Here's a sobering thought. Way back in 2004, America could have been saved from Barack Obama and all the havoc he has wreked -- by a football coach:
Obama's once rising star could have been blown out of the sky and the country saved years of anguish by an election defeat in 2004. That's when the ambitious ex-state legislator Obama sought and got the Democrat nomination for a U.S. Senate seat from Illinois.
With 70% of that November's vote, Obama crushed the Republican Party's last-minute sacrificial lamb, Alan Keyes, who had portrayed himself as a GOP primary presidential contender back in 2000 but was really just trying to jack his speaking fees with some free TV fame.

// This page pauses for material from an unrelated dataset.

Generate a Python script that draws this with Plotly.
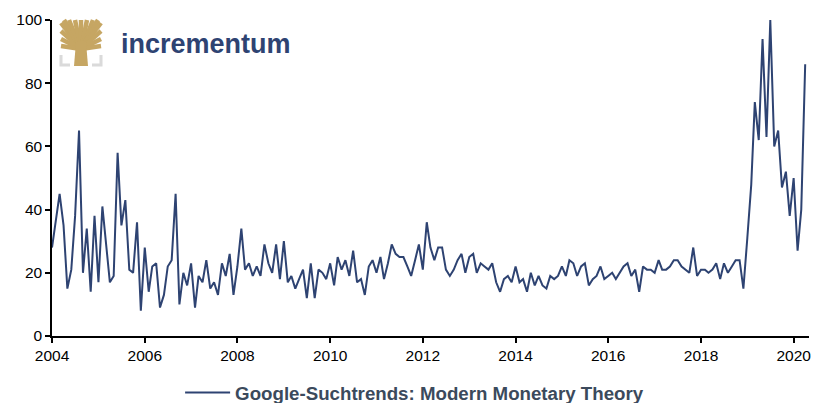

That's what people often remember.
What they often forget is Republicans came close that year to enlisting as their U.S. Senate candidate from Illinois the NFL Hall of Famer and Super Bowl Champion Player and Coach Mike Ditka. After an illustrious career as a belligerent tight end for Chicago, Philadelphia and Dallas, Ditka coached as a Cowboys assistant before becoming head coach of the Bears and, later, the New Orleans Saints.
Thanks to his TV commercials and iconic 'Saturday Night Live' skits where he was fondly labeled 'Da Coach,' Ditka gained national fame as an ESPN commentator and tough-talking, can-do, tell-it-like-it-is guy likely with some anger management issues.
In 2003, Sen. George Allen, namesake son of the legendary NFL coach, approached Ditka to be the party's nominee the next year. Ditka, who had described himself as "uber-conservative," subsequently said he considered the new career path for two days. But turned it down as an interference with business plans.
"Not that I would have won," Ditka added, "but I probably would have and (Obama) wouldn't be in the White House."
Now there's a teeth-grinding thought.
Yeah, I regret it, too, Mike. Ah, what might have been.